§ WHAT IS ASKED: Transcribe all of the material below word for word and leave out its pictures.

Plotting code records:
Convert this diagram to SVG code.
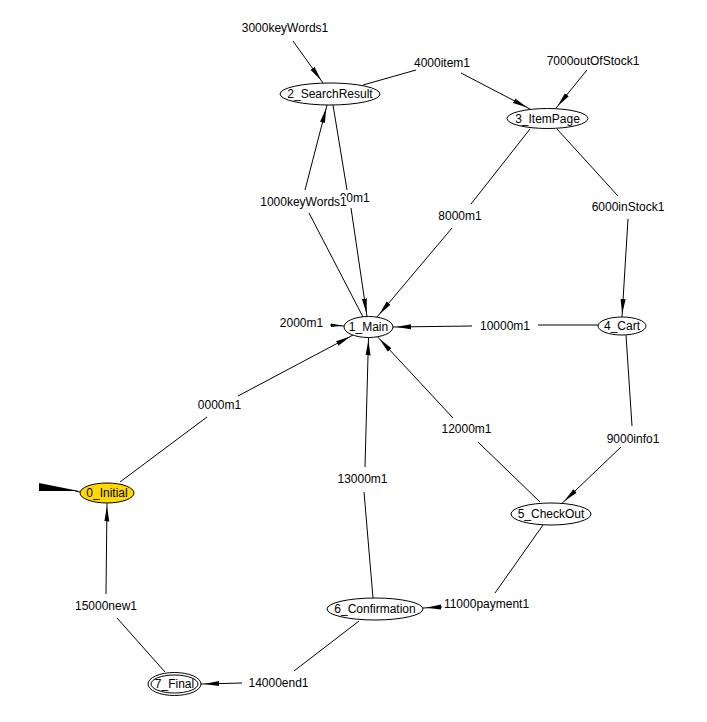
<svg xmlns="http://www.w3.org/2000/svg" width="707" height="722" viewBox="0 0 707 722">
<style>
text{font-family:"Liberation Sans",Arial,sans-serif;font-size:12px;fill:#000;text-anchor:middle}
.st{fill:#fff;stroke:#000;stroke-width:1}
.init{fill:#ffd800;stroke:#000;stroke-width:1}
#edges line{stroke:#000;stroke-width:1}
#edges line.a{marker-end:url(#arr)}
</style>
<defs>
<marker id="arr" markerUnits="userSpaceOnUse" markerWidth="20" markerHeight="6" viewBox="0 0 20 6" refX="18" refY="3" orient="auto">
<path d="M0,0.5 L15,3 L0,5.5 z" fill="#000"/>
</marker>
</defs>
<rect width="707" height="722" fill="#fff"/>
<g id="edges">
<!-- 0000m1 -->
<line x1="120" y1="482" x2="207" y2="417"/>
<line class="a" x1="238" y1="396" x2="353" y2="335"/>
<!-- 1000keyWords1 -->
<line x1="363" y1="317" x2="309" y2="213"/>
<line class="a" x1="305" y1="190" x2="327" y2="105"/>
<!-- 2000m1 -->
<line x1="330" y1="325" x2="344" y2="326"/>
<polygon points="331,323.5 343,325.8 331,327" fill="#000"/>
<!-- 3000keyWords1 -->
<line class="a" x1="293" y1="41" x2="323" y2="83"/>
<!-- 4000item1 -->
<line x1="363" y1="85" x2="416" y2="70"/>
<line class="a" x1="461" y1="73" x2="530" y2="109"/>
<!-- 5000m1 -->
<line x1="333" y1="105" x2="347" y2="190"/>
<line class="a" x1="351" y1="208" x2="367" y2="316.5"/>
<!-- 6000inStock1 -->
<line x1="557" y1="129" x2="618" y2="196"/>
<line class="a" x1="628" y1="219" x2="622" y2="317"/>
<!-- 7000outOfStock1 -->
<line class="a" x1="587" y1="70" x2="555.5" y2="108.7"/>
<!-- 8000m1 -->
<line x1="530" y1="129" x2="471" y2="204"/>
<line class="a" x1="452" y1="228" x2="377" y2="317"/>
<!-- 9000info1 -->
<line x1="626" y1="335" x2="632" y2="426"/>
<line class="a" x1="621" y1="447" x2="562" y2="503.4"/>
<!-- 10000m1 -->
<line x1="598" y1="325" x2="538" y2="325"/>
<line class="a" x1="472" y1="326" x2="393" y2="327"/>
<!-- 11000payment1 -->
<line x1="543" y1="525" x2="495" y2="593"/>
<line class="a" x1="442" y1="607" x2="423" y2="608"/>
<!-- 12000m1 -->
<line x1="540" y1="502" x2="478" y2="442"/>
<line class="a" x1="453" y1="418" x2="377.5" y2="336.8"/>
<!-- 13000m1 -->
<line x1="373" y1="598" x2="364" y2="492"/>
<line class="a" x1="365" y1="467" x2="368.5" y2="337.5"/>
<!-- 14000end1 -->
<line x1="359" y1="621" x2="294" y2="671"/>
<line class="a" x1="242" y1="683" x2="201" y2="684"/>
<!-- 15000new1 -->
<line x1="165" y1="672" x2="117" y2="618"/>
<line class="a" x1="106" y1="594" x2="107" y2="503.5"/>
<!-- initial arrow -->
<line x1="75" y1="491" x2="80" y2="492"/>
<polygon points="39,483 79,491 39,491" fill="#000"/>
</g>
<g id="labels">
<text x="285" y="32">3000keyWords1</text>
<text x="442" y="67">4000item1</text>
<text x="593" y="65">7000outOfStock1</text>
<text x="348" y="202">5000m1</text>
<path d="M256,191 H340 V196 H346.4 V209 H256 z" fill="#fff"/>
<text x="303.5" y="206">1000keyWords1</text>
<text x="460" y="220">8000m1</text>
<text x="628" y="211">6000inStock1</text>
<text x="301.5" y="327">2000m1</text>
<text x="505" y="330">10000m1</text>
<text x="219.5" y="409">0000m1</text>
<text x="466.5" y="433">12000m1</text>
<text x="633" y="443">9000info1</text>
<text x="362.5" y="483">13000m1</text>
<text x="486.5" y="608">11000payment1</text>
<text x="106" y="610">15000new1</text>
<text x="278.5" y="687">14000end1</text>
</g>
<g id="n0"><ellipse class="init" cx="107" cy="493" rx="27" ry="10"/><text x="107" y="497">0_Initial</text></g>
<g id="n1"><ellipse class="st" cx="368.5" cy="327" rx="24.5" ry="10.5"/><text x="368.5" y="331">1_Main</text></g>
<g id="n2"><ellipse class="st" cx="330" cy="94" rx="50" ry="11"/><text x="330" y="98">2_SearchResult</text></g>
<g id="n3"><ellipse class="st" cx="547.5" cy="118.5" rx="40.5" ry="10"/><text x="547.5" y="122.5">3_ItemPage</text></g>
<g id="n4"><ellipse class="st" cx="622" cy="326" rx="24" ry="9"/><text x="622" y="330">4_Cart</text></g>
<g id="n5"><ellipse class="st" cx="551" cy="514" rx="40" ry="11"/><text x="551" y="518">5_CheckOut</text></g>
<g id="n6"><ellipse class="st" cx="375" cy="609" rx="48" ry="11"/><text x="375" y="613">6_Confirmation</text></g>
<g id="n7"><ellipse class="st" cx="174.5" cy="684" rx="26.5" ry="11.5"/><ellipse fill="none" stroke="#000" cx="174.5" cy="684" rx="23.5" ry="9"/><text x="174.5" y="688">7_Final</text></g>
</svg>
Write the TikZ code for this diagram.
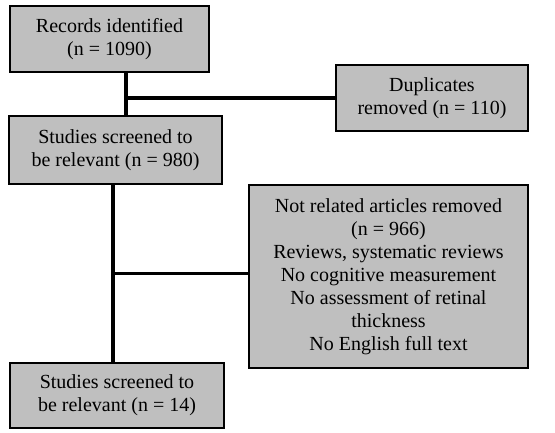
\documentclass[tikz,border=0pt]{standalone}
\usepackage{fontspec}
\setmainfont{Liberation Serif}
\usetikzlibrary{positioning}

\begin{document}
\begin{tikzpicture}[
  x=1pt, y=1pt,
  font=\fontsize{20}{23}\selectfont,
  box/.style={draw, line width=2pt, fill=gray!50, align=center, inner sep=0pt},
  link/.style={line width=3.2pt}
]
\useasboundingbox (0,0) rectangle (555,-432);

\node[box, minimum width=199pt, minimum height=66pt] (records) at (109.5,-39) {Records identified\\(n = 1090)};
\node[box, minimum width=213pt, minimum height=68pt] (screened) at (115.5,-150) {Studies screened to\\be relevant (n = 980)};
\node[box, minimum width=192pt, minimum height=66pt] (dupl) at (432,-98) {Duplicates\\removed (n = 110)};
\node[box, minimum width=279pt, minimum height=183pt] (excluded) at (388.5,-276.5) {Not related articles removed\\(n = 966)\\Reviews, systematic reviews\\No cognitive measurement\\No assessment of retinal\\thickness\\No English full text};
\node[box, minimum width=214pt, minimum height=65pt] (final) at (117,-395.5) {Studies screened to\\be relevant (n = 14)};

\coordinate[right=16.5pt of records.south] (j1);
\coordinate[left=2.5pt of screened.south] (j2);

\draw[link] (j1) -- (j1 |- screened.north);
\draw[link] (dupl.west) -- (dupl.west -| j1);
\draw[link] (j2) -- (j2 |- final.north);
\draw[link] ([yshift=3pt]excluded.west) -- ([yshift=3pt]excluded.west -| j2);

\end{tikzpicture}
\end{document}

§ TASK RESULT:
Convert this diagram to SVG code.
<svg xmlns="http://www.w3.org/2000/svg" width="707" height="722" viewBox="0 0 707 722">
<style>
text{font-family:"Liberation Sans",Arial,sans-serif;font-size:12px;fill:#000;text-anchor:middle}
.st{fill:#fff;stroke:#000;stroke-width:1}
.init{fill:#ffd800;stroke:#000;stroke-width:1}
#edges line{stroke:#000;stroke-width:1}
#edges line.a{marker-end:url(#arr)}
</style>
<defs>
<marker id="arr" markerUnits="userSpaceOnUse" markerWidth="20" markerHeight="6" viewBox="0 0 20 6" refX="18" refY="3" orient="auto">
<path d="M0,0.5 L15,3 L0,5.5 z" fill="#000"/>
</marker>
</defs>
<rect width="707" height="722" fill="#fff"/>
<g id="edges">
<!-- 0000m1 -->
<line x1="120" y1="482" x2="207" y2="417"/>
<line class="a" x1="238" y1="396" x2="353" y2="335"/>
<!-- 1000keyWords1 -->
<line x1="363" y1="317" x2="309" y2="213"/>
<line class="a" x1="305" y1="190" x2="327" y2="105"/>
<!-- 2000m1 -->
<line x1="330" y1="325" x2="344" y2="326"/>
<polygon points="331,323.5 343,325.8 331,327" fill="#000"/>
<!-- 3000keyWords1 -->
<line class="a" x1="293" y1="41" x2="323" y2="83"/>
<!-- 4000item1 -->
<line x1="363" y1="85" x2="416" y2="70"/>
<line class="a" x1="461" y1="73" x2="530" y2="109"/>
<!-- 5000m1 -->
<line x1="333" y1="105" x2="347" y2="190"/>
<line class="a" x1="351" y1="208" x2="367" y2="316.5"/>
<!-- 6000inStock1 -->
<line x1="557" y1="129" x2="618" y2="196"/>
<line class="a" x1="628" y1="219" x2="622" y2="317"/>
<!-- 7000outOfStock1 -->
<line class="a" x1="587" y1="70" x2="555.5" y2="108.7"/>
<!-- 8000m1 -->
<line x1="530" y1="129" x2="471" y2="204"/>
<line class="a" x1="452" y1="228" x2="377" y2="317"/>
<!-- 9000info1 -->
<line x1="626" y1="335" x2="632" y2="426"/>
<line class="a" x1="621" y1="447" x2="562" y2="503.4"/>
<!-- 10000m1 -->
<line x1="598" y1="325" x2="538" y2="325"/>
<line class="a" x1="472" y1="326" x2="393" y2="327"/>
<!-- 11000payment1 -->
<line x1="543" y1="525" x2="495" y2="593"/>
<line class="a" x1="442" y1="607" x2="423" y2="608"/>
<!-- 12000m1 -->
<line x1="540" y1="502" x2="478" y2="442"/>
<line class="a" x1="453" y1="418" x2="377.5" y2="336.8"/>
<!-- 13000m1 -->
<line x1="373" y1="598" x2="364" y2="492"/>
<line class="a" x1="365" y1="467" x2="368.5" y2="337.5"/>
<!-- 14000end1 -->
<line x1="359" y1="621" x2="294" y2="671"/>
<line class="a" x1="242" y1="683" x2="201" y2="684"/>
<!-- 15000new1 -->
<line x1="165" y1="672" x2="117" y2="618"/>
<line class="a" x1="106" y1="594" x2="107" y2="503.5"/>
<!-- initial arrow -->
<line x1="75" y1="491" x2="80" y2="492"/>
<polygon points="39,483 79,491 39,491" fill="#000"/>
</g>
<g id="labels">
<text x="285" y="32">3000keyWords1</text>
<text x="442" y="67">4000item1</text>
<text x="593" y="65">7000outOfStock1</text>
<text x="348" y="202">5000m1</text>
<path d="M256,191 H340 V196 H346.4 V209 H256 z" fill="#fff"/>
<text x="303.5" y="206">1000keyWords1</text>
<text x="460" y="220">8000m1</text>
<text x="628" y="211">6000inStock1</text>
<text x="301.5" y="327">2000m1</text>
<text x="505" y="330">10000m1</text>
<text x="219.5" y="409">0000m1</text>
<text x="466.5" y="433">12000m1</text>
<text x="633" y="443">9000info1</text>
<text x="362.5" y="483">13000m1</text>
<text x="486.5" y="608">11000payment1</text>
<text x="106" y="610">15000new1</text>
<text x="278.5" y="687">14000end1</text>
</g>
<g id="n0"><ellipse class="init" cx="107" cy="493" rx="27" ry="10"/><text x="107" y="497">0_Initial</text></g>
<g id="n1"><ellipse class="st" cx="368.5" cy="327" rx="24.5" ry="10.5"/><text x="368.5" y="331">1_Main</text></g>
<g id="n2"><ellipse class="st" cx="330" cy="94" rx="50" ry="11"/><text x="330" y="98">2_SearchResult</text></g>
<g id="n3"><ellipse class="st" cx="547.5" cy="118.5" rx="40.5" ry="10"/><text x="547.5" y="122.5">3_ItemPage</text></g>
<g id="n4"><ellipse class="st" cx="622" cy="326" rx="24" ry="9"/><text x="622" y="330">4_Cart</text></g>
<g id="n5"><ellipse class="st" cx="551" cy="514" rx="40" ry="11"/><text x="551" y="518">5_CheckOut</text></g>
<g id="n6"><ellipse class="st" cx="375" cy="609" rx="48" ry="11"/><text x="375" y="613">6_Confirmation</text></g>
<g id="n7"><ellipse class="st" cx="174.5" cy="684" rx="26.5" ry="11.5"/><ellipse fill="none" stroke="#000" cx="174.5" cy="684" rx="23.5" ry="9"/><text x="174.5" y="688">7_Final</text></g>
</svg>
Write the TikZ code for this diagram.
\documentclass[tikz,border=0pt]{standalone}
\usepackage{fontspec}
\setmainfont{Liberation Serif}
\usetikzlibrary{positioning}

\begin{document}
\begin{tikzpicture}[
  x=1pt, y=1pt,
  font=\fontsize{20}{23}\selectfont,
  box/.style={draw, line width=2pt, fill=gray!50, align=center, inner sep=0pt},
  link/.style={line width=3.2pt}
]
\useasboundingbox (0,0) rectangle (555,-432);

\node[box, minimum width=199pt, minimum height=66pt] (records) at (109.5,-39) {Records identified\\(n = 1090)};
\node[box, minimum width=213pt, minimum height=68pt] (screened) at (115.5,-150) {Studies screened to\\be relevant (n = 980)};
\node[box, minimum width=192pt, minimum height=66pt] (dupl) at (432,-98) {Duplicates\\removed (n = 110)};
\node[box, minimum width=279pt, minimum height=183pt] (excluded) at (388.5,-276.5) {Not related articles removed\\(n = 966)\\Reviews, systematic reviews\\No cognitive measurement\\No assessment of retinal\\thickness\\No English full text};
\node[box, minimum width=214pt, minimum height=65pt] (final) at (117,-395.5) {Studies screened to\\be relevant (n = 14)};

\coordinate[right=16.5pt of records.south] (j1);
\coordinate[left=2.5pt of screened.south] (j2);

\draw[link] (j1) -- (j1 |- screened.north);
\draw[link] (dupl.west) -- (dupl.west -| j1);
\draw[link] (j2) -- (j2 |- final.north);
\draw[link] ([yshift=3pt]excluded.west) -- ([yshift=3pt]excluded.west -| j2);

\end{tikzpicture}
\end{document}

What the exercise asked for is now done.